The plan is to use Clayton's 6" long arm kit for a WJ along with D44s and 35" tires. Getting only housing would also mean buying gears (4.88s), locker and Chromoly shafts (pardon the spelling) all separetely. Also put a truss on both front and rear axles.
So the questions are:
-How close are the brackets in terms of location between JK 44 and a WJ D30? Will it be practically a bolt on or some modification required?
-Will the WJ knuckles fit the JK axle? I would like to keep the stock ones or get the beefier version of the same thing. Also would keep stock dual piston caliper and get a better pads and disks.
The goal for this build is more to keep as much things "stock" if possible and see how the rig would perform. I'd rather get it right or close to it the first time. Maximum I would absolutely go are 37", but that is highly unlikely at this point. It seems WJs perform best at 35" tires with a decent lift.
Let me know what you think.
Do NOT bother with the rear axle. It is a modest upgrade at best and the brackets are not at all similar.
The front however is a good swap IMO. You can ALMOST bolt in a JK44. The sway bar mounts need to be raised (easy) and the spring buckets are technically a shade wider on a JK than a WJ. You can use the stock spring buckets, but the springs will not be perfectly vertical. I have been running a JK44 for two years with the stock spring buckets. You will need to run spacers on top of your springs to account for the lower buckets though...
You cannot use the WJ outers, however the JK stuff is an upgrade. The JK calipers are single piston, but bigger and use larger disks. The JK brakes are better than the WJ Akebono stuff. Also, the speed sensor is built into the hub, so if you do a rear axle swap, you can use the JK hub/speed sensor to make the speedo happy.

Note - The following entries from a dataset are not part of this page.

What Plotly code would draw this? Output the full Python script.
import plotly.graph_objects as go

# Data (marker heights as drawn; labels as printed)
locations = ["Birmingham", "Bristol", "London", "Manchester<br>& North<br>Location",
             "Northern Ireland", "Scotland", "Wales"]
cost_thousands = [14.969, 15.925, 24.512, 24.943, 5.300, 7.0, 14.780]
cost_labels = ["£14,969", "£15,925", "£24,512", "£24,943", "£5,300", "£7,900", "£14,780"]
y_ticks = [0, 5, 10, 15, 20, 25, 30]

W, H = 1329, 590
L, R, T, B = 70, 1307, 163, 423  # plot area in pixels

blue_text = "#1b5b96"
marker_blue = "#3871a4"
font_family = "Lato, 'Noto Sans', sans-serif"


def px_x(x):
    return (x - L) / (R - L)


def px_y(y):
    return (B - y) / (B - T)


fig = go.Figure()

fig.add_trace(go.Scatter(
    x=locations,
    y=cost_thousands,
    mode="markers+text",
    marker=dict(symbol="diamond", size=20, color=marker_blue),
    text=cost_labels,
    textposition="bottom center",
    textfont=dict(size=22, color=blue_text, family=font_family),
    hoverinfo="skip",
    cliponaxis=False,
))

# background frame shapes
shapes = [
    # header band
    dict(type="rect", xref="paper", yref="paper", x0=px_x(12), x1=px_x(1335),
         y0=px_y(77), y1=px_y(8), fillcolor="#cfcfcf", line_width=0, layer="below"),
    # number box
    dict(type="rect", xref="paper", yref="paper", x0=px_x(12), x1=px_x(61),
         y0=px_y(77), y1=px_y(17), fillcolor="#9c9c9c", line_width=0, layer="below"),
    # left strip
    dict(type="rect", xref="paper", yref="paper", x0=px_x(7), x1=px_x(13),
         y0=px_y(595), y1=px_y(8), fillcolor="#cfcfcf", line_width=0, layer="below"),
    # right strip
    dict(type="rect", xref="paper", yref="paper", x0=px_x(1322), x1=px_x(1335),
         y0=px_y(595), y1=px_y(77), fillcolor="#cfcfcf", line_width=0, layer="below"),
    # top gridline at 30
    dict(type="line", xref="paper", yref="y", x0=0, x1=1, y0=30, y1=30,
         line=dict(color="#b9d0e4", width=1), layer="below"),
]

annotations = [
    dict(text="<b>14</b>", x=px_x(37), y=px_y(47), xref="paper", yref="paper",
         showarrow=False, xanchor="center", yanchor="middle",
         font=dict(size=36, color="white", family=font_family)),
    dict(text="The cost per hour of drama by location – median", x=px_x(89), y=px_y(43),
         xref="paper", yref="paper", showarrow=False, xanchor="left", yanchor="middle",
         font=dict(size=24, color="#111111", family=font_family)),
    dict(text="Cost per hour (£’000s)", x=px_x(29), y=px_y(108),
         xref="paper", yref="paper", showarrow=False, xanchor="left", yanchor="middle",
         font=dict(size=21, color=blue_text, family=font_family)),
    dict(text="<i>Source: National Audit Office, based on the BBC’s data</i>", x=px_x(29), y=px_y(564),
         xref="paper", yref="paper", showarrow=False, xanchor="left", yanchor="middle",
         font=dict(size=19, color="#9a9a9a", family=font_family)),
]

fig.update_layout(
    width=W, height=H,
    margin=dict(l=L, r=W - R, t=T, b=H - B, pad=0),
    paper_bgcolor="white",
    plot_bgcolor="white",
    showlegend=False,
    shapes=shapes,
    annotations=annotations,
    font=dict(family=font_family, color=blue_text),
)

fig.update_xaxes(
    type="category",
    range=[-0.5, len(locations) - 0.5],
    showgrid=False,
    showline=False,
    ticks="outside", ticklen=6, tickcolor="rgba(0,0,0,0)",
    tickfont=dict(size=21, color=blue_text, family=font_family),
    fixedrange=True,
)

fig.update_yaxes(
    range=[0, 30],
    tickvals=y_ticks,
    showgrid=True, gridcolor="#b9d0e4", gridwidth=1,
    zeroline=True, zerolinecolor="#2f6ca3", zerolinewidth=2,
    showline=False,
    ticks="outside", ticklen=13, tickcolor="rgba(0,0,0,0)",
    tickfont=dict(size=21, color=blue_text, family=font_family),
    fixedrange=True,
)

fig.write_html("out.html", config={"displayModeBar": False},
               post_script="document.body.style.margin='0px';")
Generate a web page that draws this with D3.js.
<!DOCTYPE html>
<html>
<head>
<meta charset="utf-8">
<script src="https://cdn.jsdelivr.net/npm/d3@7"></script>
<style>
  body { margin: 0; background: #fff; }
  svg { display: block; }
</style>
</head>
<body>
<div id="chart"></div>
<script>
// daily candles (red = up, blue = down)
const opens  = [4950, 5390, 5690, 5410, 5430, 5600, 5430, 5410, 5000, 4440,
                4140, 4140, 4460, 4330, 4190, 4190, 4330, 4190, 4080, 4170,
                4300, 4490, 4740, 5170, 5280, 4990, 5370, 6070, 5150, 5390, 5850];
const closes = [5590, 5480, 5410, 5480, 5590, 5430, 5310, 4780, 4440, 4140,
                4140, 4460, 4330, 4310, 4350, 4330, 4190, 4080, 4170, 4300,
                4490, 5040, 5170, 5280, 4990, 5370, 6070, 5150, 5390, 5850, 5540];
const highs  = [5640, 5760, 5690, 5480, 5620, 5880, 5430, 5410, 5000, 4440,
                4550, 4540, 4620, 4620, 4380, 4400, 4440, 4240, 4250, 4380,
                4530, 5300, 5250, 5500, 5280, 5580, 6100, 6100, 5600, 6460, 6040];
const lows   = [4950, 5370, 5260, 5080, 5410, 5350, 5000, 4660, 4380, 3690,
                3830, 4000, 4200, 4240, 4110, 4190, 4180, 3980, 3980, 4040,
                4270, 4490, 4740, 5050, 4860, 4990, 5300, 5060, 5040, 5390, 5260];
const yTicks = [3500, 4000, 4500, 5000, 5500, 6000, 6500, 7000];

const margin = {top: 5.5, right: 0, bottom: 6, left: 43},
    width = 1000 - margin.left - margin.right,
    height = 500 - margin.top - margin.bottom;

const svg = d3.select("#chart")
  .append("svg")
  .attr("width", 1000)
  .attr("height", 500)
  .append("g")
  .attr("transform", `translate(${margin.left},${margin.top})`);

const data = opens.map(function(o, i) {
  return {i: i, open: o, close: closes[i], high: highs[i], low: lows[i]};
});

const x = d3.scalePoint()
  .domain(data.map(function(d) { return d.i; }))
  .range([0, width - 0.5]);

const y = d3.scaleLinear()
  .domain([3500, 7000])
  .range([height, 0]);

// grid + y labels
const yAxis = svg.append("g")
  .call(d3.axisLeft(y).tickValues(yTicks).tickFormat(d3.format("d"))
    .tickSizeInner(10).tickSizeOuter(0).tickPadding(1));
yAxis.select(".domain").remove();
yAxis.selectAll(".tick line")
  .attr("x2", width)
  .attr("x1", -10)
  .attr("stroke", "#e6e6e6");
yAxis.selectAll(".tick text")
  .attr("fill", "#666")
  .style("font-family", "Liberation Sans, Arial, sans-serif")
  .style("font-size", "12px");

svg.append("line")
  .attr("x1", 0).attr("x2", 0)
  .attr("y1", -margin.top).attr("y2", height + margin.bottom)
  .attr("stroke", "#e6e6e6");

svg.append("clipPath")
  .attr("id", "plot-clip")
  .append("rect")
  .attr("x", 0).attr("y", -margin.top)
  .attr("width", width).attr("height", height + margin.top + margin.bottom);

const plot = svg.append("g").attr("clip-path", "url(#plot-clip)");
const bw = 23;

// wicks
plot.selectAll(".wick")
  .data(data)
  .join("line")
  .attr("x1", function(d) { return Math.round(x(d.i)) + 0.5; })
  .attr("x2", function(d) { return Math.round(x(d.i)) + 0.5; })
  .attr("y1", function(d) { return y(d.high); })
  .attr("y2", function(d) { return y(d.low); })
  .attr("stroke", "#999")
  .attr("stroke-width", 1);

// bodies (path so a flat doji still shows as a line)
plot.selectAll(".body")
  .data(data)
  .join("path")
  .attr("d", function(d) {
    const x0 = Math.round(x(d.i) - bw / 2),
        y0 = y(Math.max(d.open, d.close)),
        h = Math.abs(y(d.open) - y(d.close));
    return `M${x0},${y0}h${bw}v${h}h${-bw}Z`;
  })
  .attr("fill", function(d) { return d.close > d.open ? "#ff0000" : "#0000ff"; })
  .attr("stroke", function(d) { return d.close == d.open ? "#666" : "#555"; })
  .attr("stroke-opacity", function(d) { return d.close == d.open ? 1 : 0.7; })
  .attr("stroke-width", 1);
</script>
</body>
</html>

My axle is sleeved and trussed with 4.56 and ARB. I also used RCV axles, but only because I got a killer deal on them. There are lots of shaft options for the JK44. I like the setup - better braking, HP, and so far has been very reliable with 35's.
Last edited by jsteves; 03-24-2017 at 12:16 PM.
So what are other good HP options for the rear? 9" are hard to find and i don't want to go to 1 tons as the ground clearance is low in the back. 8.8 is common but narrow and i want to avoid using wheel spacers. What about D60? How much bigger is it compared to a D44? would it be and idea to see how the stock 44a stand up to the abuse?
There is a low pinion 9" on Denver CL now.
https://denver.craigslist.org/pts/5989278279.html
EDIT: If you do talk to this guy, tell him you could hear him talking about it all the way down there in the Springs!
Last edited by K2; 03-24-2017 at 05:58 PM.
That is a very nice ad. Thanks Ken
Sent from my XT1650 using Tapatalk
pmed.
I have noticed on the forum a lot of people talk about moving axles back (typically less than an inch). What all is involved and should one be done to a WJ when running 35s? Is it as simple as adjusting the control arms to be a little longer ushing the axle back or do the upper sprinng brackets need to be relocated? It seems slightly unnecessary for that tire size. Trimming better.
Push back by extending the adj long arms. You don't need to move it back much.